Patients presenting for elective repair of AAA may opt for open aneurysm repair (OAR) versus an endovascular aneurysm repair (EVAR). Selection often occurs based on patient frailty, the complexity of the repair to be performed, and surgeon and institutional experience. Two early European trials (EVAR-1 and DREAM) demonstrated that EVAR conferred a 30-day perioperative mortality benefit over OAR; however, the incidence of reintervention and “catch-up” deaths in the EVAR arm of both trials over years of follow-up data has put this benefit into question, even suggesting that patients undergoing EVAR may experience higher long-term mortality [13, Reference De Bruin and Baas14]. A more recent study from the United States, the OVER trial, showed similar long-term mortality in its endovascular and open aortic repair arms [Reference Lederle and Kyriakides15].
From the perspective of intraoperative management, EVAR has a number of advantages over OAR for the anesthesiologist. Hemodynamic perturbations are minimal, as volume loss and fluid shifts are significantly less when using an endovascular technique [Reference Smaka, Miller, Barash and Cullen11]. Arterial blood pressure monitoring is still mandatory, given patient comorbidities, the potential for conversion to open repair, and frequent sampling for arterial blood gas and activated clotting time (ACT) monitoring. Central venous cannulation can be considered in case large-bore intravenous access is not easily obtainable. The specific anesthetic technique should be determined by the length of the procedure, patient comorbidities, and other special considerations (e.g., presence or absence of a lumbar drain, specialized lower or upper extremity vascular access by surgeon, patient comfort, etc.). Local, regional, and general anesthesia have all been used successfully in the patient undergoing EVAR, although data on outcomes comparing anesthetic techniques are conflicting and lag significantly behind advances in surgical technique and approach [Reference Baril and Kahn16].
While the intraoperative physiologic changes of EVAR may not be as dramatic as a traditional OAR, unique anesthetic challenges remain. Patient positioning and location are often remote; principles of out-of-OR procedures often apply, with the anesthesiologist having limited access to the patient due to the geography of angiography or hybrid OR suites. Heparinization is commonly employed throughout, with use of ACT to guide therapy until procedure end and protamine reversal. Maintenance of normothermia may prove challenging, as patient exposure for angiographic evaluation can be extensive and prolonged, based on the complexity of the graft and length of procedure. Spinal cord ischemia is perhaps the most feared complication related to EVAR, and the anesthesiologist and surgeon must communicate and employ multiple strategies to mitigate the risk of partial or complete occlusion of collateral vessels that supply the anterior spinal artery.
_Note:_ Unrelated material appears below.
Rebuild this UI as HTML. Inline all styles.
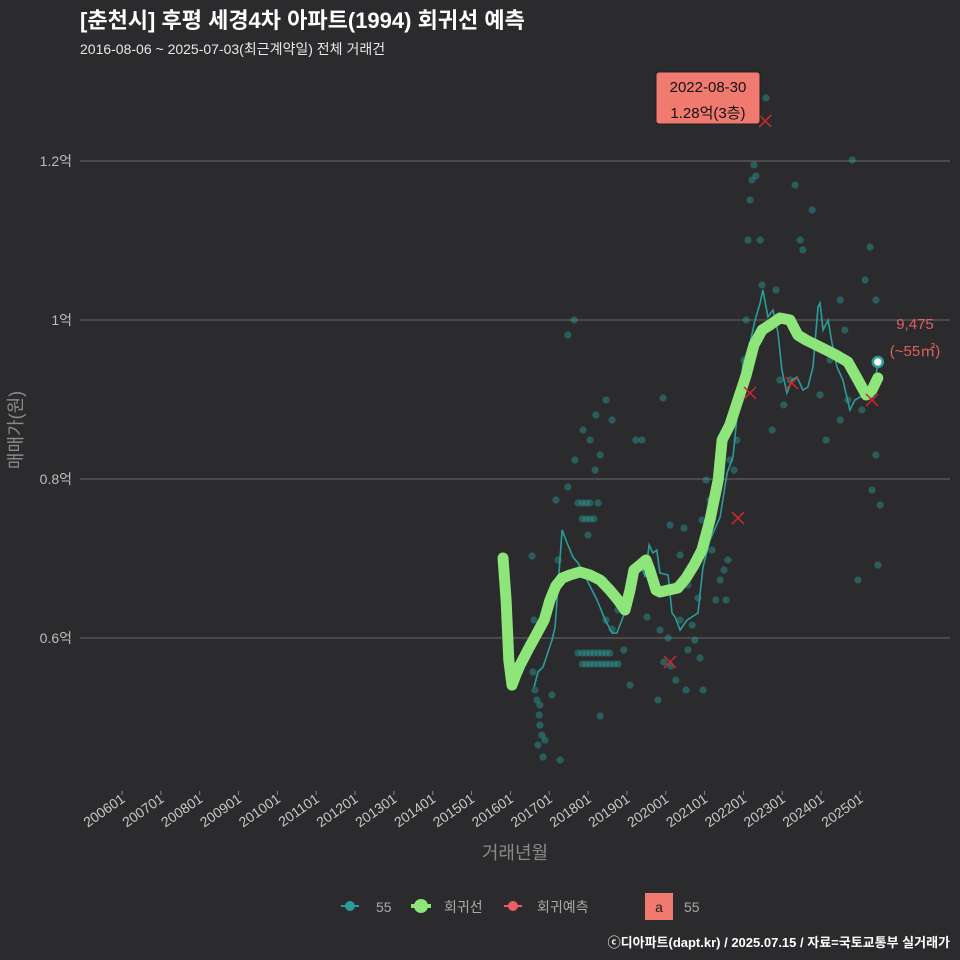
<!DOCTYPE html>
<html><head><meta charset="utf-8"><style>
body{margin:0;background:#2b2b2d;}
svg{display:block;font-family:"Liberation Sans","Noto Sans CJK KR",sans-serif;}
</style></head><body>
<svg id="c" width="960" height="960" viewBox="0 0 960 960">
<rect width="960" height="960" fill="#2b2b2d"/>
<text x="80" y="28" fill="#ffffff" font-size="22" font-weight="bold">[춘천시] 후평 세경4차 아파트(1994) 회귀선 예측</text>
<text x="80" y="54" fill="#e8e8e8" font-size="14">2016-08-06 ~ 2025-07-03(최근계약일) 전체 거래건</text>
<g id="grid"></g><g id="plot"></g><g id="axes"></g>
<text transform="translate(22,430) rotate(-90)" text-anchor="middle" fill="#8a8a8a" font-size="18">매매가(원)</text>
<text x="515" y="859" text-anchor="middle" fill="#8a8a8a" font-size="18">거래년월</text>
<g>
<g><line x1="341" y1="906" x2="359" y2="906" stroke="#2a9d9a" stroke-width="2"/><circle cx="350" cy="906" r="5" fill="#2a9d9a"/><text x="376" y="912" fill="#aaaaaa" font-size="14">55</text></g>
<g><line x1="411" y1="906" x2="431" y2="906" stroke="#8ee57a" stroke-width="4"/><circle cx="421" cy="906" r="7" fill="#8ee57a"/><text x="444" y="912" fill="#aaaaaa" font-size="14">회귀선</text></g>
<g><line x1="504" y1="906" x2="522" y2="906" stroke="#e86060" stroke-width="2"/><circle cx="513" cy="906" r="5" fill="#e86060"/><text x="537" y="912" fill="#aaaaaa" font-size="14">회귀예측</text></g>
<g><rect x="645" y="893" width="28" height="27" fill="#f07a70"/><text x="659" y="912" text-anchor="middle" fill="#222" font-size="14">a</text><text x="684" y="912" fill="#aaaaaa" font-size="14">55</text></g>
</g>
<text x="950" y="947" text-anchor="end" fill="#ffffff" font-size="13" font-weight="bold">ⓒ디아파트(dapt.kr) / 2025.07.15 / 자료=국토교통부 실거래가</text>
</svg>
<script>
const xTickLabels=["200601","200701","200801","200901","201001","201101","201201","201301","201401","201501","201601","201701","201801","201901","202001","202101","202201","202301","202401","202501"];
const yTicks=[6000,8000,10000,12000];
const yTickLabels=["0.6억","0.8억","1억","1.2억"];
const scatterYears=[2016.58,2016.63,2016.68,2016.74,2016.76,2016.81,2016.71,2016.84,2016.76,2016.89,2016.61,2016.56,2017.07,2016.97,2017.23,2017.28,2017.17,2017.48,2017.66,2017.87,2018.05,2018.20,2018.31,2017.64,2017.48,2017.74,2017.85,2017.95,2018.05,2018.26,2017.85,2017.95,2018.05,2018.15,2018.00,2017.74,2017.85,2017.95,2018.05,2018.15,2018.26,2018.36,2018.46,2018.56,2017.85,2017.95,2018.05,2018.15,2018.26,2018.36,2018.46,2018.56,2018.67,2018.77,2018.41,2018.31,2018.46,2018.62,2018.77,2018.92,2019.08,2019.23,2019.39,2019.93,2019.85,2019.95,2020.06,2020.13,2020.26,2020.37,2020.47,2020.57,2020.68,2020.75,2020.83,2020.93,2021.04,2021.14,2021.19,2021.29,2021.40,2021.50,2021.60,2021.65,2021.76,2021.83,2021.91,2021.96,2022.01,2022.07,2022.12,2022.17,2022.22,2022.27,2022.32,2022.43,2022.48,2022.58,2022.74,2022.84,2022.94,2023.04,2023.20,2023.33,2023.46,2023.53,2023.77,2023.97,2024.13,2024.23,2024.49,2024.69,2024.80,2024.95,2025.13,2025.26,2025.41,2025.46,2025.52,2025.31,2025.41,2024.49,2025.05,2024.61,2020.11,2020.37,2020.88,2020.96,2021.55,2020.57,2019.80,2020.52,2019.52,2018.46,2018.62,2018.18];
const scatterValues=[5572,5345,5220,5031,4905,4779,4654,4503,5157,4716,6226,7031,5283,6352,6981,4465,7736,7899,8239,8616,8490,8805,8302,10000,9811,7698,7698,7698,7698,7698,7497,7497,7497,7497,7295,5811,5811,5811,5811,5811,5811,5811,5811,5811,5672,5672,5672,5672,5672,5672,5672,5672,5672,5672,6729,5018,6226,6113,6352,5849,5408,8490,8490,9019,6100,5698,6000,5647,5471,7044,7383,6666,6163,5974,6503,7484,7987,7736,7107,6478,6729,6855,6981,8239,8113,8490,8994,9182,9497,10000,11006,11510,11761,11950,11812,11006,10440,12793,8616,10377,9245,8931,9245,11698,11006,10881,11384,9057,8490,9497,8742,8994,12013,6729,10503,10918,10252,6918,7673,7861,8302,10252,8868,9874,7421,6226,5748,5345,6478,5849,5220,5345,6264,8994,8742,8113];
const medianYears=[2016.61,2016.71,2016.84,2017.07,2017.15,2017.33,2017.46,2017.61,2017.74,2017.97,2018.23,2018.44,2018.62,2018.74,2018.90,2019.08,2019.34,2019.47,2019.57,2019.67,2019.77,2019.85,2020.06,2020.16,2020.24,2020.37,2020.55,2020.83,2020.96,2021.14,2021.40,2021.58,2021.73,2021.86,2021.99,2022.17,2022.30,2022.43,2022.50,2022.63,2022.76,2022.89,2022.99,2023.12,2023.25,2023.38,2023.53,2023.66,2023.79,2023.92,2023.97,2024.05,2024.18,2024.28,2024.41,2024.56,2024.74,2024.87,2025.00,2025.18,2025.34,2025.46];
const medianValues=[5383,5572,5635,5974,6138,7358,7195,7019,6943,6729,6478,6226,6062,6062,6264,6566,6943,6767,7170,7069,7107,6817,6792,6314,6264,6100,6226,6314,6893,7232,7522,8075,8277,8906,9459,9711,10000,10214,10377,10038,10126,9836,9371,9082,9245,9283,9119,9157,9409,10164,10214,9874,10000,9711,9409,9245,8868,8994,9031,9031,9031,9472];
const regYears=[2015.81,2015.89,2015.96,2016.04,2016.14,2016.25,2016.45,2016.66,2016.87,2017.02,2017.17,2017.33,2017.53,2017.79,2018.05,2018.31,2018.56,2018.77,2018.95,2019.08,2019.18,2019.34,2019.49,2019.59,2019.75,2019.85,2020.06,2020.31,2020.52,2020.73,2020.93,2021.14,2021.35,2021.45,2021.65,2021.86,2022.07,2022.27,2022.48,2022.68,2022.94,2023.20,2023.40,2023.61,2023.87,2024.13,2024.38,2024.69,2024.95,2025.16,2025.31,2025.46];
const regValues=[7006,6478,5723,5408,5534,5660,5849,6037,6226,6478,6654,6754,6792,6830,6792,6729,6603,6478,6352,6603,6855,6918,6981,6855,6603,6578,6603,6629,6754,6918,7107,7484,7987,8490,8679,8994,9308,9685,9874,9937,10025,10000,9811,9748,9685,9623,9560,9472,9245,9057,9119,9270];
const predYears=[2020.11,2021.86,2022.17,2022.56,2023.25,2025.31];
const predValues=[5698,7509,9082,12503,9207,8994];

const NS="http://www.w3.org/2000/svg";
function xs(yr){return 122+(yr-2006)*38.84;}
function ys(v){return 320-(v-10000)*0.0795;}
function mk(tag,attrs,parent){const e=document.createElementNS(NS,tag);for(const k in attrs)e.setAttribute(k,attrs[k]);parent.appendChild(e);return e;}
const grid=document.getElementById('grid'),plot=document.getElementById('plot'),axes=document.getElementById('axes');
yTicks.forEach((t,i)=>{
  const l=mk('line',{x1:80,x2:950,y1:ys(t),y2:ys(t),stroke:'#6a6a6a','stroke-width':1},grid);
  
  
  const tx=mk('text',{x:72,y:ys(t)+5,'text-anchor':'end',fill:'#bdbdbd','font-size':14},axes);
  tx.textContent=yTickLabels[i];
  
  
});
xTickLabels.forEach((lab,i)=>{
  const yr=parseInt(lab.slice(0,4));const x=xs(yr);
  const tk=mk('line',{x1:x,x2:x,y1:791,y2:795,stroke:'#888','stroke-width':1},axes);
  
  
  const tx=mk('text',{transform:`translate(${x+4},${801}) rotate(-35)`,'text-anchor':'end',fill:'#c8c8c8','font-size':14},axes);
  tx.textContent=lab;
  
  
});
scatterYears.forEach((yr,i)=>{
  const c=mk('circle',{cx:xs(yr),cy:ys(scatterValues[i]),r:3.6,fill:'#2a9d9a','fill-opacity':0.45},plot);
  
  
});
const mp=medianYears.map((y,i)=>xs(y).toFixed(1)+','+ys(medianValues[i]).toFixed(1)).join(' ');
const ml=mk('polyline',{points:mp,fill:'none',stroke:'#2a9d9a','stroke-width':1.6},plot);


const rp=regYears.map((y,i)=>xs(y).toFixed(1)+','+ys(regValues[i]).toFixed(1)).join(' ');
const rl=mk('polyline',{points:rp,fill:'none',stroke:'#8ee57a','stroke-width':11,'stroke-linecap':'round','stroke-linejoin':'round'},plot);


predYears.forEach((yr,i)=>{
  const x=xs(yr),y=ys(predValues[i]);
  const g=mk('g',{stroke:'#d0282a','stroke-width':1.5},plot);
  
  
  mk('line',{x1:x-6,y1:y-6,x2:x+6,y2:y+6},g);mk('line',{x1:x-6,y1:y+6,x2:x+6,y2:y-6},g);
});
const li=medianYears.length-1;
const ep=mk('circle',{cx:xs(medianYears[li]),cy:ys(medianValues[li]),r:5,fill:'#ffffff',stroke:'#2a9d9a','stroke-width':2.5},plot);


const t1=mk('text',{x:915,y:329,'text-anchor':'middle',fill:'#e06060','font-size':15},plot);t1.textContent='9,475';


const t2=mk('text',{x:915,y:356,'text-anchor':'middle',fill:'#e06060','font-size':15},plot);t2.textContent='(~55㎡)';


const box=mk('g',{},plot);


mk('rect',{x:656,y:72,width:104,height:52,rx:3,fill:'#f07a70',stroke:'#222','stroke-width':1},box);
const a1=mk('text',{x:708,y:92,'text-anchor':'middle',fill:'#111','font-size':15},box);a1.textContent='2022-08-30';
const a2=mk('text',{x:708,y:118,'text-anchor':'middle',fill:'#111','font-size':15},box);a2.textContent='1.28억(3층)';
</script>
</body></html>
Permissive hypertension and/or drainage of the cerebrospinal fluid (CSF) are the two mainstays of increasing spinal cord perfusion in patients at high risk of spinal cord ischemia. Risk increases with longer procedures, complex fenestrated grafts, and reduced preoperative renal function [Reference Spanos and Kolbel17].
Postoperative endoleak from EVAR may occur after endovascular repair and, depending on the pressure gradient created by the leak, may place the patient at continued risk of aneurysmal rupture despite graft deployment. The type of leak will be determined by examination and angiographic evaluation, and may necessitate re-repair (see Figure 15.2).